Online cluster resizing - Amazon ElastiCache for Redis

Online cluster resizing

Resharding involves adding and removing shards or nodes to your cluster and redistributing key spaces. As a result, multiple things have an impact on the resharding operation, such as the load on the cluster, memory utilization, and overall size of data. For the best experience, we recommend that you follow overall cluster best practices for uniform workload pattern distribution. In addition, we recommend taking the following steps.

Before initiating resharding, we recommend the following:

  • Test your application – Test your application behavior during resharding in a staging environment if possible.

  • Get early notification for scaling issues – Resharding is a compute-intensive operation. Because of this , we recommend keeping CPU utilization under 80 percent on multicore instances and less than 50 percent on single core instances during resharding. Monitor ElastiCache for Redis metrics and initiate resharding before your application starts observing scaling issues. Useful metrics to track are CPUUtilization, NetworkBytesIn, NetworkBytesOut, CurrConnections, NewConnections, FreeableMemory, SwapUsage, and BytesUsedForCacheItems.

  • Ensure sufficient free memory is available before scaling in – If you're scaling in, ensure that free memory available on the shards to be retained is at least 1.5 times the memory used on the shards you plan to remove.

  • Initiate resharding during off-peak hours – This practice helps to reduce the latency and throughput impact on the client during the resharding operation. It also helps to complete resharding faster as more resources can be used for slot redistribution.

  • Review client timeout behavior – Some clients might observe higher latency during online cluster resizing. Configuring your client library with a higher timeout can help by giving the system time to connect even under higher load conditions on server. In some cases, you might open a large number of connections to the server. In these cases, consider adding exponential backoff to reconnect logic. Doing this can help prevent a burst of new connections hitting the server at the same time.

  • Load your Functions on every shard – When scaling out your cluster, ElastiCache will automatically replicate the Functions loaded in one of the existing nodes (selected at random) to the new node(s).
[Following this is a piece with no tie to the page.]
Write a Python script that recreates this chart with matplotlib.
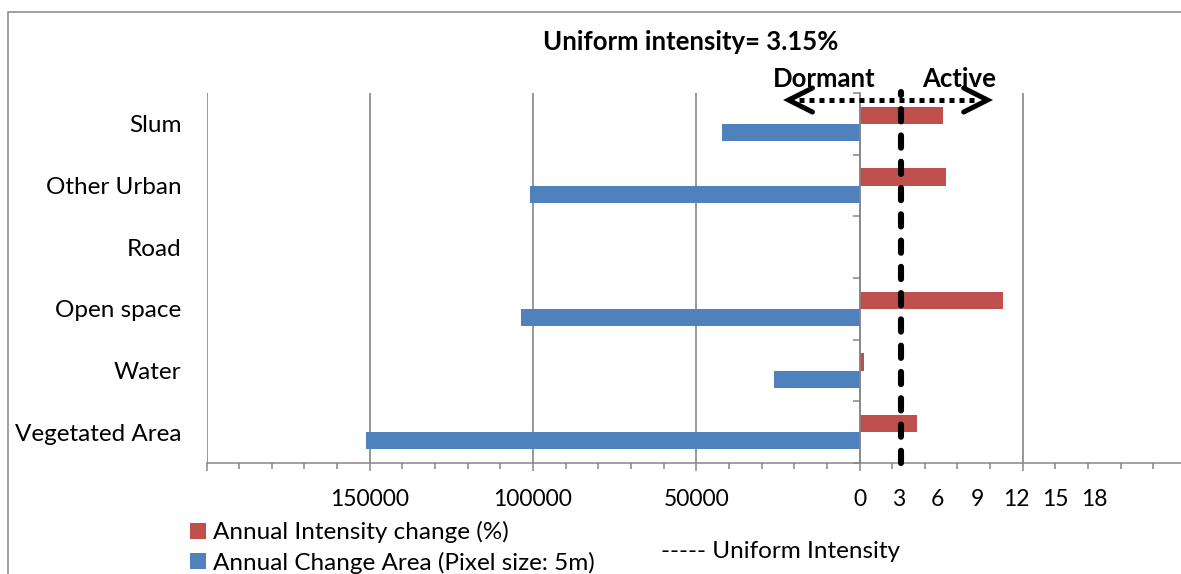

If your cluster has Redis 7.0 or above and your application uses Redis Functions, we recommend loading all of your functions to all the shards before scaling out so that your cluster does not end up with different functions on different shards.

After resharding, note the following:

  • Scale-in might be partially successful if insufficient memory is available on target shards. If such a result occurs, review available memory and retry the operation, if necessary. The data on the target shards will not be deleted.

  • Slots with large items are not migrated. In particular, slots with items larger than 256 MB post-serialization are not migrated.

  • FLUSHALL and FLUSHDB commands are not supported inside Lua scripts during a resharding operation. Prior to Redis 6, the BRPOPLPUSH command is not supported if it operates on the slot being migrated.